Et, après ces ingénieuses démonstrations, le philosophe se croit en droit de dire que tout se découvre, tout s'explique, quand on est docile aux leçons de la nature et de l'analogie. C'est en rétrogradant vers les idées fondamentales qui sont le germe de la science qu'on peut la parcourir tout entière. Si les inventeurs écrivaient comment ils font des découvertes, ils sauraient comment ils peuvent en faire encore. Mais alors, que devient le génie, ou cette faculté créatrice à laquelle les hommes crurent tant devoir? «Le génie, répond Condillac, est un esprit simple qui trouve ce que personne n'a su trouver avant lui. La nature, qui nous met tous dans le chemin des découvertes, semble veiller sur lui, pour qu'il ne s'en écarte jamais; il commence par le commencement; et il va devant lui: voilà tout son art.»
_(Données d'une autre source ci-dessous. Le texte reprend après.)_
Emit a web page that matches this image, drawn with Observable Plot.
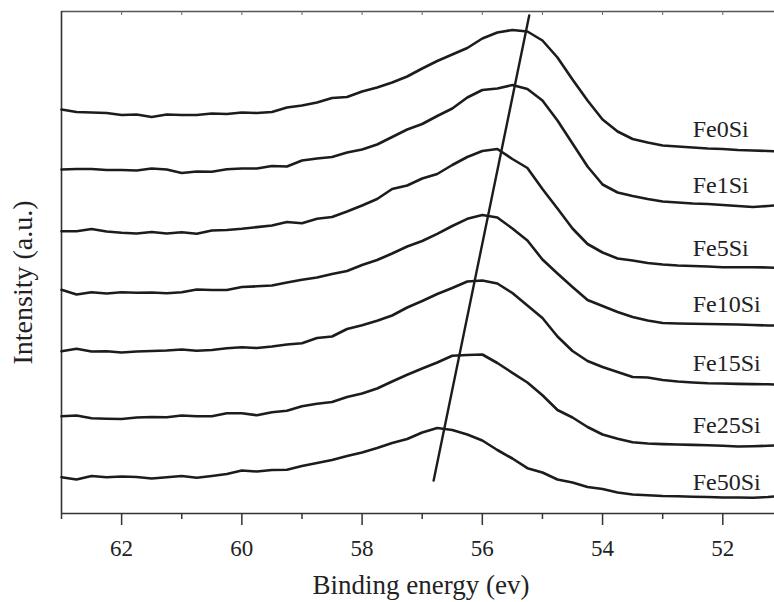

On trouve ce qu'on ne sait pas dans ce qu'on sait; car l'inconnu est dans le connu, et il n'y est que parce qu'il est la même chose que le connu. Aller du connu à l'inconnu, c'est donc aller du même au même, d'identité en identité. Une science entière n'est qu'une longue suite de propositions identiques, appuyées successivement les unes sur les autres, et toutes ensemble sur une proposition fondamentale, qui est l'expression d'une idée double. Le génie le plus puissant est obligé de parcourir, une à une, toute la série des propositions identiques, sans jamais franchir aucun intervalle. Le passage d'une proposition identique à une autre, c'est le raisonnement. Le raisonnement n'est qu'un calcul; donc les méthodes du calcul s'appliquent à toute espèce de raisonnement; et il n'y a qu'une méthode pour toutes les sciences. Or les opérations du calcul étant mécaniques, le raisonnement l'est aussi. Et dire que le raisonnement est mécanique, c'est dire qu'il porte sur les mots, sur les signes; donc, une suite de raisonnements, ou une science, n'est qu'une langue. Elle se compose d'idées générales, qui sont représentées par des signes, des mots, des noms; et il importe que toutes ces démonstrations soient justes.
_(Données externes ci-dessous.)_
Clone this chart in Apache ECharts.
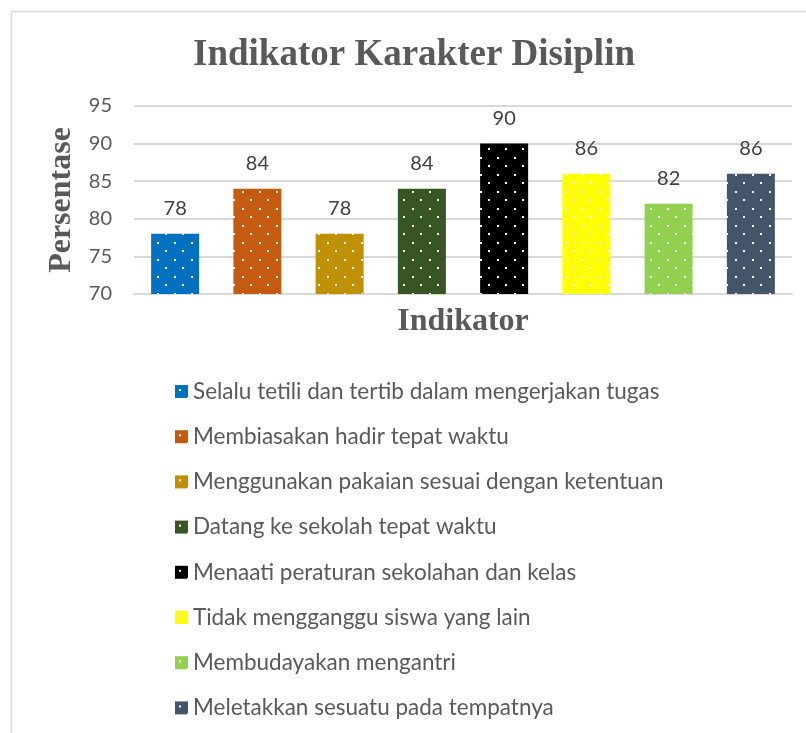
<!DOCTYPE html>
<html>
<head>
<meta charset="utf-8">
<script src="https://cdn.jsdelivr.net/npm/echarts@6/dist/echarts.min.js"></script>
<style>html,body{margin:0;padding:0;background:#fff}#c{width:806px;height:733px}</style>
</head>
<body>
<div id="c"></div>
<script>
const categories = [
  'Selalu tetili dan tertib dalam mengerjakan tugas',
  'Membiasakan hadir tepat waktu',
  'Menggunakan pakaian sesuai dengan ketentuan',
  'Datang ke sekolah tepat waktu',
  'Menaati peraturan sekolahan dan kelas',
  'Tidak mengganggu siswa yang lain',
  'Membudayakan mengantri',
  'Meletakkan sesuatu pada tempatnya'
];
const values = [78, 84, 78, 84, 90, 86, 82, 86];
const colors = ['#0070C0', '#C55A11', '#BF9000', '#375623', '#000000', '#FFFF00', '#92D050', '#44546A'];
const yTicks = [70, 75, 80, 85, 90, 95];

function pattern(bg) {
  const s = 17;
  const cv = document.createElement('canvas');
  cv.width = s; cv.height = s;
  const ctx = cv.getContext('2d');
  ctx.fillStyle = bg; ctx.fillRect(0, 0, s, s);
  ctx.fillStyle = '#ffffff';
  ctx.fillRect(4, 4, 2, 2);
  ctx.fillRect(12, 12, 2, 2);
  return { image: cv, repeat: 'repeat' };
}

const chart = echarts.init(document.getElementById('c'), null, { renderer: 'canvas' });
const series = categories.map((name, i) => ({
  name: name,
  type: 'bar',
  barWidth: 48,
  barGap: '-100%',
  data: categories.map((c, j) => j === i ? values[j] : '-'),
  itemStyle: { color: pattern(colors[i]) },
  label: {
    show: true, position: 'top', distance: 15,
    color: '#404040', fontSize: 20, fontFamily: 'Lato'
  }
}));

chart.setOption({
  animation: false,
  backgroundColor: '#ffffff',
  graphic: [{
    type: 'rect', left: 9, top: 9,
    shape: { width: 900, height: 900 },
    style: { fill: 'none', stroke: '#d9d9d9', lineWidth: 1.5 }
  }],
  title: {
    text: 'Indikator Karakter Disiplin',
    left: 409, top: 32, textAlign: 'center',
    textStyle: { fontFamily: 'Liberation Serif', fontWeight: 'bold', fontSize: 37, color: '#595959' }
  },
  grid: { left: 134, right: 14, top: 106, height: 188, containLabel: false },
  legend: {
    orient: 'vertical', left: 170, top: 375,
    itemWidth: 13, itemHeight: 13, itemGap: 22.2,
    icon: 'rect',
    textStyle: { fontFamily: 'Lato', fontSize: 22.5, color: '#595959', lineHeight: 22 },
    data: categories
  },
  xAxis: {
    type: 'category', data: categories,
    axisLabel: { show: false }, axisTick: { show: false },
    axisLine: { lineStyle: { color: '#d9d9d9', width: 2 } },
    name: 'Indikator', nameLocation: 'middle', nameGap: 12,
    nameTextStyle: { fontFamily: 'Liberation Serif', fontWeight: 'bold', fontSize: 32, color: '#595959' }
  },
  yAxis: {
    type: 'value', min: yTicks[0], max: yTicks[yTicks.length - 1], interval: 5,
    axisLine: { show: false }, axisTick: { show: false },
    axisLabel: { color: '#595959', fontSize: 20, fontFamily: 'Lato', margin: 22 },
    splitLine: { lineStyle: { color: '#d9d9d9', width: 2 } },
    name: 'Persentase', nameLocation: 'middle', nameGap: 56, nameRotate: 90,
    nameTextStyle: { fontFamily: 'Liberation Serif', fontWeight: 'bold', fontSize: 32, color: '#595959' }
  },
  series: series
});
</script>
</body>
</html>
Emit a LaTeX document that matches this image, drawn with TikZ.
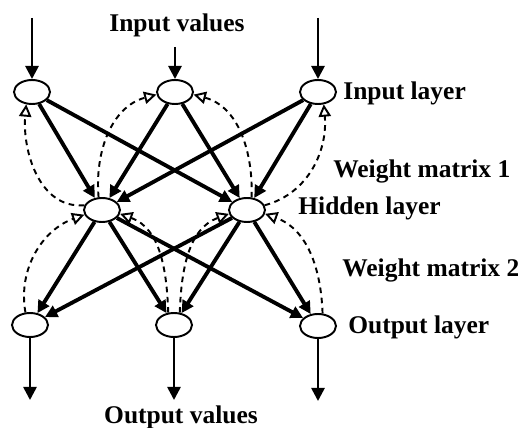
\documentclass[tikz,border=0pt]{standalone}
\usepackage{fontspec}
\setmainfont{Liberation Serif}
\usetikzlibrary{arrows.meta,shapes.geometric}
\tikzset{
  neurone/.style={draw, ellipse, line width=1.1pt, minimum width=0.72cm,
    minimum height=0.48cm, inner sep=0pt},
  fleche/.style={-{Triangle[length=7pt,width=7pt]}, line width=2.2pt},
  flux/.style={-{Triangle[length=7.5pt,width=7.5pt]}, line width=1.5pt},
  retour/.style={-{Triangle[open,length=7pt,width=7pt,fill=white]}, dashed,
    dash pattern=on 3.2pt off 2.6pt, line width=1.1pt},
  etiquette/.style={font=\fontsize{14.5}{16}\selectfont\bfseries, inner sep=0pt},
}

\begin{document}
\begin{tikzpicture}
        \useasboundingbox (0,0) rectangle (10.36,8.54);
        % neurones des trois couches
        \foreach \nom/\px/\py in {i1/0.64/6.70, i2/3.50/6.70, i3/6.36/6.70,
                                  h1/2.04/4.34, h2/4.94/4.34,
                                  o1/0.60/2.04, o2/3.48/2.04, o3/6.36/2.02} {
          \node[neurone] (\nom) at (\px,\py) {};
        }
        % entrées et sorties
        \foreach \k/\dy in {1/1.48, 2/0.90, 3/1.48} {
          \path (i\k) ++(0,\dy) coordinate (haut\k);
          \path (o\k) ++(0,-1.50) coordinate (bas\k);
          \draw[flux] (haut\k) -- (i\k);
          \draw[flux] (o\k) -- (bas\k);
        }
        % connexions directes
        \foreach \e in {i1,i2,i3} {
          \foreach \c in {h1,h2} {
            \draw[fleche] (\e) -- (\c);
          }
        }
        \foreach \c in {h1,h2} {
          \foreach \s in {o1,o2,o3} {
            \draw[fleche] (\c) -- (\s);
          }
        }
        % retours (matrice 1)
        \draw[retour] (h1.165) to[out=185, in=-95] (i1.245);
        \draw[retour] (h1.105) to[out=95, in=195] (i2.188);
        \draw[retour] (h2.70) to[out=88, in=-15] (i2.-8);
        \draw[retour] (h2.15) to[out=15, in=-85] (i3.295);
        % retours (matrice 2)
        \draw[retour] (o1.110) to[out=100, in=200] (h1.195);
        \draw[retour] (o2.115) to[out=92, in=-20] (h1.-12);
        \draw[retour] (o2.65) to[out=88, in=200] (h2.192);
        \draw[retour] (o3.70) to[out=92, in=-20] (h2.-12);
        % textes
        \node[etiquette] (titreE) at (3.54,8.04) {Input values};
        \node[etiquette] (titreS) at (3.62,0.20) {Output values};
        \node[etiquette, anchor=west] (cE) at (6.86,6.68) {Input layer};
        \node[etiquette, anchor=west] (m1) at (6.66,5.12) {Weight matrix 1};
        \node[etiquette, anchor=west] (cC) at (5.96,4.38) {Hidden layer};
        \node[etiquette, anchor=west] (m2) at (6.84,3.14) {Weight matrix 2};
        \node[etiquette, anchor=west] (cS) at (6.96,2.00) {Output layer};
      \end{tikzpicture}
\end{document}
Telle est, en substance, la théorie de la Langue des calculs. Bien que ces idées soient contenues en germe dans tous ses ouvrages, jamais Condillac n'a été plus hardi dans l'affirmation, plus certain de son système, plus dédaigneux des observations, jusqu'à effrayer son plus fidèle disciple par des «paradoxes». Peut-être les parties de ce livre qui n'ont pu être achevées contenaient-elles les développements nécessaires pour démontrer et faire accepter une doctrine si nouvelle.
En tout cas, l'auteur s'était efforcé de réaliser le plan que quarante ans plus tôt il avait indiqué dès les premières pages qu'il ait écrites: «Il me parut qu'on pouvait raisonner en métaphysique et en morale avec autant d'exactitude qu'en géométrie; se faire aussi bien que les géomètres des idées justes; déterminer, comme eux, le sens des expressions d'une manière précise et invariable [88].»
Il eût été intéressant de lui voir tenir parole jusqu'au bout et appliquer son système à la morale.